:: Brief ::
Search the material below for the word "this" and copy every line in which it occurs.

:: Data shown ::
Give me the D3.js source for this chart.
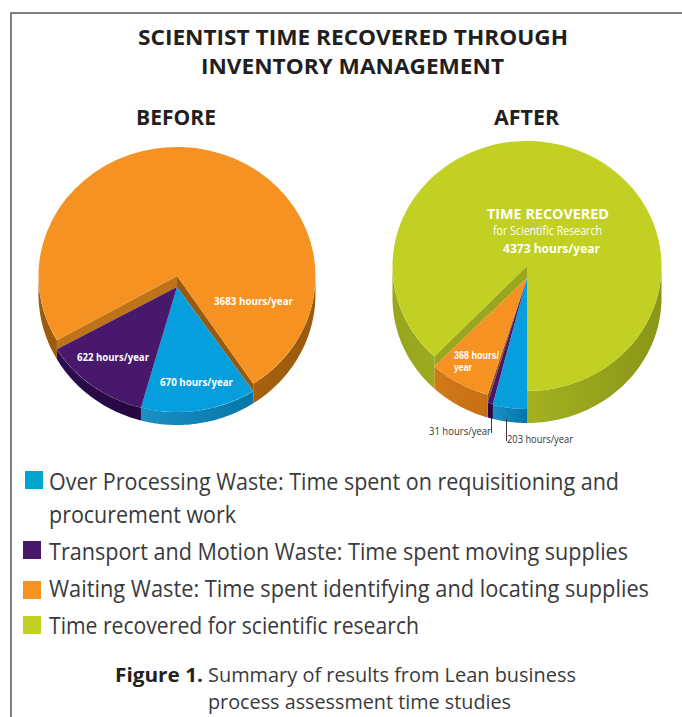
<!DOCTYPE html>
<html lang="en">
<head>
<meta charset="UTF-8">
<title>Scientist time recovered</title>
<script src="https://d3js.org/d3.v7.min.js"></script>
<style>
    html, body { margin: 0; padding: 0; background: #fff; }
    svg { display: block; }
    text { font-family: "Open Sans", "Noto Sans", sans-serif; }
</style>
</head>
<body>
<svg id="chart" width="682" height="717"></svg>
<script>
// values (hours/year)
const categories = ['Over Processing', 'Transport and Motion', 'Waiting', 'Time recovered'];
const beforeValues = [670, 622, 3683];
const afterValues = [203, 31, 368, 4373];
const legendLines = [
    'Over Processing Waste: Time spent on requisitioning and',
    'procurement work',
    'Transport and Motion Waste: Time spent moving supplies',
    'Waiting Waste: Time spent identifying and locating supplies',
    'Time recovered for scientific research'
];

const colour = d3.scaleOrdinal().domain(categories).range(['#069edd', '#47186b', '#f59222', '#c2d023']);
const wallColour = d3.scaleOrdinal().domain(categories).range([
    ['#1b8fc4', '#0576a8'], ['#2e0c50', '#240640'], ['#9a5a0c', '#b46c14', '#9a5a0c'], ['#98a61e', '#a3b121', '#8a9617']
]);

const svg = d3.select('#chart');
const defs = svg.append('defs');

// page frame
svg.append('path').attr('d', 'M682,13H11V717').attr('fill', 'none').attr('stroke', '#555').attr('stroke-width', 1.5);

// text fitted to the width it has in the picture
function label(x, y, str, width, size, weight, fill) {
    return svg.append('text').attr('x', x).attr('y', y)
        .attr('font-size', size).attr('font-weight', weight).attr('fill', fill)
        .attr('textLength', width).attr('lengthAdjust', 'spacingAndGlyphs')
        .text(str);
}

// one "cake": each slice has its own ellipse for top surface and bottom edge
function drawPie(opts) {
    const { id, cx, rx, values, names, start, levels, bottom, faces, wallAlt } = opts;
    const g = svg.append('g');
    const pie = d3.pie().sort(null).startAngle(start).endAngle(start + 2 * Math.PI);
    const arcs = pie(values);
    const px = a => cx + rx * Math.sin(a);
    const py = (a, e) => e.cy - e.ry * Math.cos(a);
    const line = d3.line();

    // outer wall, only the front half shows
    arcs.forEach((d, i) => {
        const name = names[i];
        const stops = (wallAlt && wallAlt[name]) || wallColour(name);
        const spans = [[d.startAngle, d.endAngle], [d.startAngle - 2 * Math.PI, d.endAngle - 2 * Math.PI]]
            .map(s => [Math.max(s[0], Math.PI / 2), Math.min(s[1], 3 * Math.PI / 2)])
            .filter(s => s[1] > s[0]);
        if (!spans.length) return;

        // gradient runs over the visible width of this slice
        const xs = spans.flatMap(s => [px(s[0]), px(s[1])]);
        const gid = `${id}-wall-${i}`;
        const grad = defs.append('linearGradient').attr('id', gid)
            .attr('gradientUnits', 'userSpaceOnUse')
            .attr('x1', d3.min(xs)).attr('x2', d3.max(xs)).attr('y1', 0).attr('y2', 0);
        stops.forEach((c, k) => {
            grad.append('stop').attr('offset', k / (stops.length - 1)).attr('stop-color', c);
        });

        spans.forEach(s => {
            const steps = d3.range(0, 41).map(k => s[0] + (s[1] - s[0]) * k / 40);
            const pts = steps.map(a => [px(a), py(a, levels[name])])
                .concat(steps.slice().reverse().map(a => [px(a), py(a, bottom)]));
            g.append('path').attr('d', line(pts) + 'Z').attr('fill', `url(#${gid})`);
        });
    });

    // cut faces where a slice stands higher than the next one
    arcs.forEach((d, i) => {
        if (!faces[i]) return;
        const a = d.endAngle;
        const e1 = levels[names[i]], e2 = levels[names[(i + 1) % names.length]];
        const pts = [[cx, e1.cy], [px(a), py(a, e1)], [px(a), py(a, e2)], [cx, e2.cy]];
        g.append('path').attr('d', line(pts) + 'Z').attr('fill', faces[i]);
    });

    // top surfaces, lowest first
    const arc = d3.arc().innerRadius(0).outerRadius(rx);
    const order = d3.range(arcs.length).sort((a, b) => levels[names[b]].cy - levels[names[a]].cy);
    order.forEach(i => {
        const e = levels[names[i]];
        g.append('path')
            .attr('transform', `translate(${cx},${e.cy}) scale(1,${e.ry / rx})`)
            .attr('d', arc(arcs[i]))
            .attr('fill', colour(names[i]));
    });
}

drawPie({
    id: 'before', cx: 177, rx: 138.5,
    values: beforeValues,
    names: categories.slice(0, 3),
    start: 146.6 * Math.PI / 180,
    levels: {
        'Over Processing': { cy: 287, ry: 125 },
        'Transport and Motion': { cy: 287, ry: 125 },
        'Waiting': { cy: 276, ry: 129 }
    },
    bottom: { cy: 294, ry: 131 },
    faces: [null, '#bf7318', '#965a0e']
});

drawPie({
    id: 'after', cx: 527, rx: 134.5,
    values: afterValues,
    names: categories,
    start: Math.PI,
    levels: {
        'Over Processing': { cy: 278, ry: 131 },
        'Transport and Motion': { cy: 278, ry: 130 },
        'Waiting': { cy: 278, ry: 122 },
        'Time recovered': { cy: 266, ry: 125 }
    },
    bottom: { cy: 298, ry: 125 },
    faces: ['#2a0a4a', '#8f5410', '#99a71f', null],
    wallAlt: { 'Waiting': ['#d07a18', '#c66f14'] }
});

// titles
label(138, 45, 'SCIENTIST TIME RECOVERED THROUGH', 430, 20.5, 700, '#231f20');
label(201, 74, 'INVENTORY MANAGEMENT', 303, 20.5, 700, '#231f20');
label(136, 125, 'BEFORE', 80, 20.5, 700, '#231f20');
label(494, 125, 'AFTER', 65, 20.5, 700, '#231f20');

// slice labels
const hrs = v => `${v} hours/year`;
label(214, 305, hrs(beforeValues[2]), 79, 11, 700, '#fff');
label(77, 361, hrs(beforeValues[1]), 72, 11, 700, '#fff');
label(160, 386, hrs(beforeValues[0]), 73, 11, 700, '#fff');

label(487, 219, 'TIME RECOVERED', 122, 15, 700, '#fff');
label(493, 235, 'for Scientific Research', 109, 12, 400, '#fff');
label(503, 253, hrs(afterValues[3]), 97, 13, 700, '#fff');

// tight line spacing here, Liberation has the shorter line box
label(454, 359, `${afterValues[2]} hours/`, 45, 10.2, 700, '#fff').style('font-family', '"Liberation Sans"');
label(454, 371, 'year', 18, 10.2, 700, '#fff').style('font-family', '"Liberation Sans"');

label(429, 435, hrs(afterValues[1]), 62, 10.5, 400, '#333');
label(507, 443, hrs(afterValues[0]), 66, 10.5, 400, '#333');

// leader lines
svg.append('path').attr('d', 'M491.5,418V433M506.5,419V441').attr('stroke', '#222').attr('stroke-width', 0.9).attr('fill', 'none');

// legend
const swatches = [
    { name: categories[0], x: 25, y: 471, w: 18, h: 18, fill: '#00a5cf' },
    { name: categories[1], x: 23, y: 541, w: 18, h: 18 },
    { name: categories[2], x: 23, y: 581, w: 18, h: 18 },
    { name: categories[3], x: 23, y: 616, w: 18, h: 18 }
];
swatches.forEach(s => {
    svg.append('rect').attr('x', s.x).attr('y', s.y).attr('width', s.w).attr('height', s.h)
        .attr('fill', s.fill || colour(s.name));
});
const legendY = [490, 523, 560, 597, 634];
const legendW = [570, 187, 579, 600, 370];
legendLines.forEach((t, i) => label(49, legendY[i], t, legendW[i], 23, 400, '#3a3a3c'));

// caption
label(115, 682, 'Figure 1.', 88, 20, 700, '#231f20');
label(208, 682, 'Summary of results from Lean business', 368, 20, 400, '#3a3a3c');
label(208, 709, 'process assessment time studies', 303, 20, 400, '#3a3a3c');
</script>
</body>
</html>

:: Result ::
Give me the D3.js source for this chart.
        // gradient runs over the visible width of this slice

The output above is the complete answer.